Ethnographer Used Tablet PC to Collect Data

I’m posting this email with permission from Kip Austin Hinton, who reports many years of experience with dozens of computer programs using both Macintosh and Windows systems.

your blog … relates in a roundabout way to my ethnographic work: i was recording meetings and events on a tablet (compaq). i did use it for some presentations in educational settings, but mostly i was taking notes – in as discrete a way as possible. unfortunately, my impression (and that of others with the project) is that the tablet is still often seen as invasive or intimidating by the groups we worked with. they largely come from low socioeconomic backgrounds, and some members have aversions to academia and research in general. in my mind, this is understandable, as academics have not always looked out for their best interest.

in fact, i need to update that — because i just recently left the project, related to uncertainty about whether the data, which on the surface appears to be used in a beneficial way, will be used in was which the participants are fully cognizant of and benefiting from. it’s quite complicated, of course, but i am looking at ethnography from a hippocratic stance, of first do no harm. i want to be certain, as i’ve read so many damaging ethnographies.

working on that project put me in constant contact with parents and teachers who are disenchanted with the TAKS (Texas Assessment of Knowledge and Skills link added), and made me aware of the way esoteric issues like testing instrument validity play out in real life. the TAKS was not written to fit the assessment uses it is being put to. the TAKS was not norm-referenced to the population currently taking it.

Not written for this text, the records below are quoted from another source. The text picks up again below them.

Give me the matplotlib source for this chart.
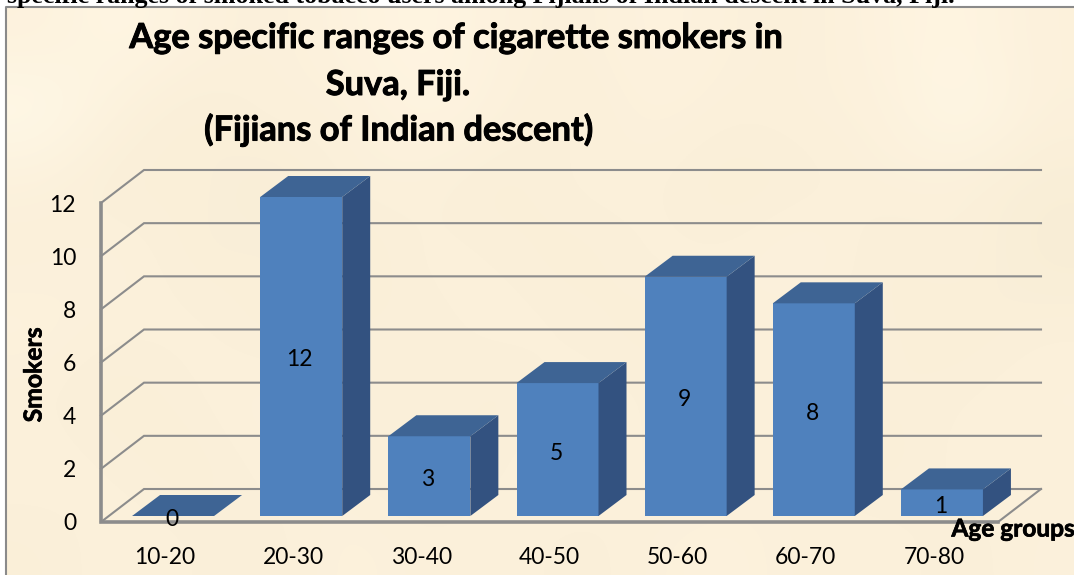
#!/usr/bin/env python3
import matplotlib
matplotlib.use("Agg")
import matplotlib.pyplot as plt
import matplotlib.patheffects as pe
import numpy as np
from matplotlib.patches import Polygon

plt.rcParams['font.family'] = ['Lato', 'DejaVu Sans']

groups = ["10-20", "20-30", "30-40", "40-50", "50-60", "60-70", "70-80"]
smokers = [0, 12, 3, 5, 9, 8, 1]
y_ticks = [0, 2, 4, 6, 8, 10, 12]
title_lines = ["Age specific ranges of cigarette smokers in", "Suva, Fiji.", "(Fijians of Indian descent)"]
caption = "specific ranges of smoked tobacco users among Fijians of Indian descent in Suva, Fiji."

# paper tint, darker (-) or paler (+) than the base colour
paper_tone = [
    [2, 6, 2, 0, 3, 5, 2, 0, 3, 1, 0, 3, 5, 1],
    [9, 1, -2, 1, 0, 5, 1, -1, 2, 0, 1, 1, 8, 1],
    [1, -2, 0, -3, 1, 0, -2, 1, 0, -2, -1, 1, 0, -2],
    [0, 2, -2, 0, -3, 1, 0, -2, 1, 0, 3, -2, 1, -3],
    [2, 0, 1, -2, 0, -1, 1, 0, -2, 1, -1, 0, -2, 0],
    [0, -2, 0, 2, -1, 1, -2, 1, 0, -1, 2, -1, 0, 1],
    [1, 0, -2, 1, 0, -2, 0, 2, -1, 0, 1, -2, 1, 0],
    [-1, 1, 0, -1, 2, 0, 1, -1, 1, 2, 0, 1, -1, 1],
]

W, H = 1074, 575
fig = plt.figure(figsize=(W / 100, H / 100), dpi=100, facecolor="white")


def heavy(size=0.5):
    return [pe.withStroke(linewidth=size, foreground="black")]


# paper background with its grey border on the left and top
bg = fig.add_axes([6 / W, 0, (W - 6) / W, 1 - 7 / H], zorder=-1)
base = np.array([251, 240, 218]) / 255
tone = np.array(paper_tone)[:, :, None] * np.array([1.0, 1.0, 1.6]) / 255
bg.imshow(np.clip(base + tone, 0, 1), aspect="auto", interpolation="bicubic")
bg.axis("off")

fig.add_artist(plt.Line2D([6 / W, 6 / W, 1], [0, 1 - 7 / H, 1 - 7 / H], color="#8A8A8A", lw=1.5))
fig.text(7 / W, 1 - 3 / H, caption, family="Liberation Serif", weight="bold", fontsize=18.7,
         va="baseline", ha="left", color="black")

# axes are the front plane of the box
ax = fig.add_axes([101 / W, 1 - 522 / H, 897 / W, 319 / H])
ax.set_xlim(0, 7)
ax.set_ylim(0, 12)
ax.patch.set_alpha(0)
for s in ax.spines.values():
    s.set_visible(False)

# depth of the box and of the bars, in data units
unit_x = 897 / 7
unit_y = 319 / 12
box_dx, box_dy = 43 / unit_x, 33 / unit_y
bar_dx, bar_dy = 28 / unit_x, 21 / unit_y
base_dx, base_dy = 8 / unit_x, 6 / unit_y
bar_w = 82 / unit_x
grid_c = "#8C8C8C"

for v in y_ticks:
    ax.plot([0, box_dx, 7 + box_dx], [v, v + box_dy, v + box_dy], color=grid_c, lw=1.5,
            clip_on=False, zorder=1, solid_joinstyle="miter")
ax.plot([7, 7 + box_dx], [0, box_dy], color=grid_c, lw=1.5, clip_on=False, zorder=1)
ax.plot([0, 0, 7], [12, 0, 0], color=grid_c, lw=2.6, clip_on=False, zorder=1, solid_joinstyle="miter")

for i, v in enumerate(smokers):
    x0 = i + 0.5 + base_dx - bar_w / 2
    x1 = x0 + bar_w
    y0 = base_dy
    y1 = base_dy + v
    ax.bar(x0, v, bar_w, bottom=y0, align="edge", color="#4F81BD", zorder=3, clip_on=False)
    ax.add_patch(Polygon([(x1, y0), (x1 + bar_dx, y0 + bar_dy), (x1 + bar_dx, y1 + bar_dy), (x1, y1)],
                         fc="#335280", ec="none", zorder=3, clip_on=False))
    ax.add_patch(Polygon([(x0, y1), (x0 + bar_dx, y1 + bar_dy), (x1 + bar_dx, y1 + bar_dy), (x1, y1)],
                         fc="#3E6494", ec="none", zorder=3, clip_on=False))
    ax.annotate(str(v), ((x0 + x1) / 2, y0 + v / 2), xytext=(-1, -2.5), textcoords="offset points",
                ha="center", va="center", fontsize=16.5, color="black", zorder=4, annotation_clip=False)

ax.set_xticks([i + 0.5 for i in range(7)], groups)
ax.set_yticks(y_ticks, [str(v) for v in y_ticks])
ax.tick_params(length=0, labelsize=16.5, colors="black")
ax.tick_params(axis="x", pad=18)
ax.tick_params(axis="y", pad=18)

for i, line in enumerate(title_lines):
    xc = [457, 398, 399][i]
    yc = [38, 85, 130][i]
    fig.text(xc / W, 1 - yc / H, line, ha="center", va="center", fontsize=24.8, weight="bold",
             color="black", path_effects=heavy(0.7))

fig.text(34 / W, 1 - 375 / H, "Smokers", rotation=90, ha="center", va="center", fontsize=17.8, weight="bold",
         path_effects=heavy())
fig.text(1013 / W, 1 - 529 / H, "Age groups", ha="center", va="center", fontsize=17.6, weight="bold",
         path_effects=heavy())

fig.savefig("out.png", dpi=100, facecolor="white")
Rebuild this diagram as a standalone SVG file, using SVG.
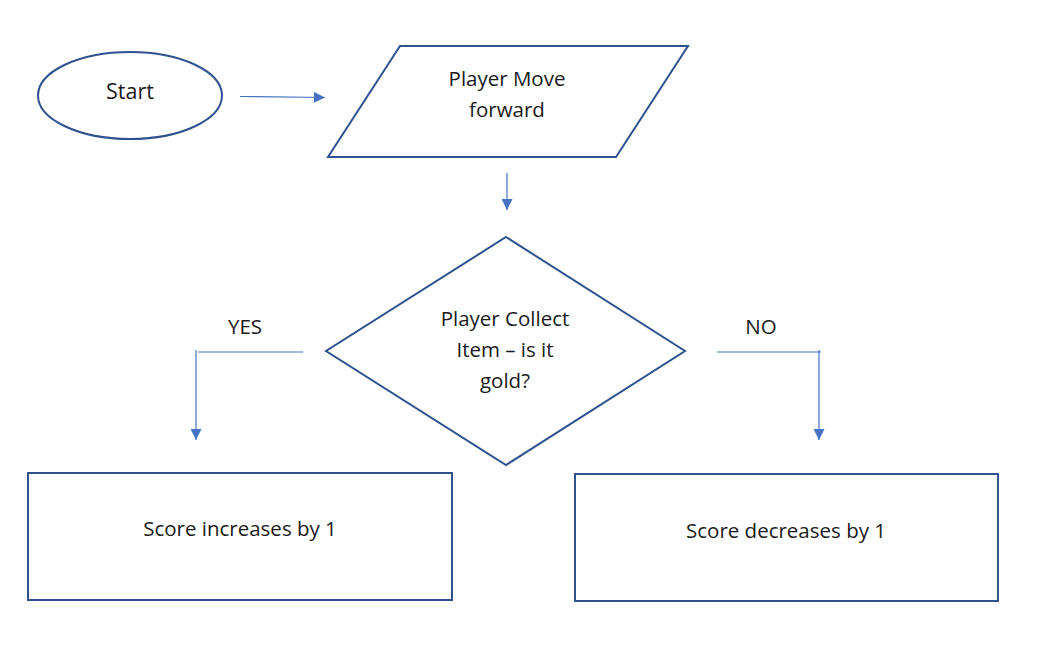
<svg xmlns="http://www.w3.org/2000/svg" width="1053" height="645" viewBox="0 0 1053 645">
<style>
.shape{fill:#ffffff;stroke:#2F528F;stroke-width:2}
.conn{fill:none;stroke:#4472C4;stroke-width:1.2}
text{font-family:"Open Sans","Noto Sans",sans-serif;font-size:20.5px;fill:#1a1a1a;text-anchor:middle}
</style>
<defs>
<marker id="ah" viewBox="0 0 10 10" refX="10" refY="5" markerWidth="11" markerHeight="11" markerUnits="userSpaceOnUse" orient="auto">
<path d="M0,0 L10,5 L0,10 z" fill="#4472C4"/>
</marker>
</defs>
<rect width="1053" height="645" fill="#ffffff"/>
<g id="start">
<ellipse class="shape" cx="130" cy="95.5" rx="92" ry="43.5"/>
<text x="130" y="99" style="font-size:21.5px">Start</text>
</g>
<g id="move">
<polygon class="shape" points="400,46 688,46 616,157 328,157"/>
<text x="507" y="86">Player Move</text>
<text x="507" y="117">forward</text>
</g>
<g id="decision">
<polygon class="shape" points="506,237 685,351 506,465 326,351"/>
<text x="505" y="326">Player Collect</text>
<text x="505" y="357">Item – is it</text>
<text x="505" y="388">gold?</text>
</g>
<g id="increase">
<rect class="shape" x="28" y="473" width="424" height="127"/>
<text x="240" y="536">Score increases by 1</text>
</g>
<g id="decrease">
<rect class="shape" x="575" y="474" width="423" height="127"/>
<text x="786" y="538">Score decreases by 1</text>
</g>
<g id="connectors">
<line class="conn" x1="240" y1="96.5" x2="325" y2="97.5" marker-end="url(#ah)"/>
<line class="conn" x1="507" y1="173" x2="507" y2="210" marker-end="url(#ah)"/>
<line class="conn" x1="303" y1="352" x2="198" y2="352"/>
<line class="conn" x1="196" y1="350" x2="196" y2="440" marker-end="url(#ah)"/>
<line class="conn" x1="717" y1="352" x2="821" y2="352"/>
<line class="conn" x1="819" y1="350" x2="819" y2="440" marker-end="url(#ah)"/>
<text x="245" y="334">YES</text>
<text x="761" y="334">NO</text>
</g>
</svg>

TAKS questinos are not, according to psychometric Standards, appropriately evaluated prior to release.

any one of these problems technically renders the results invalid. that all three exist (not to mention the cultural bias, which is possibly more damaging but scientifically more difficult to prove, and lack of consideration of high-level critical thinking, which studies show is more important to college success than recounting information is) has, in my mind, pushed this test over the edge. perhaps my logic in this is unclear to others, but to me there is no other way out but to abandon the test.

Kip separately urges teachers and others to oppose TAKS, I presume at least until changes indicated above are made.

It’s good to learn of these observations about people’s reactions when a Tablet PC was used to collect ethnographic data. Kip says what others (including me when I worked as an ethnographer) have noted about recording devices, whether electronic or paper and pencil. They do intrude into daily life, and in some way influence what an observer can note.

Perhaps Kip will share more of how these technical methods relate to observations about uses of standardized testing among people observed. Such details instruct educators about changes we may encounter with students and parents from differing cultural backgrounds when we introduce advanced technology into an educational setting.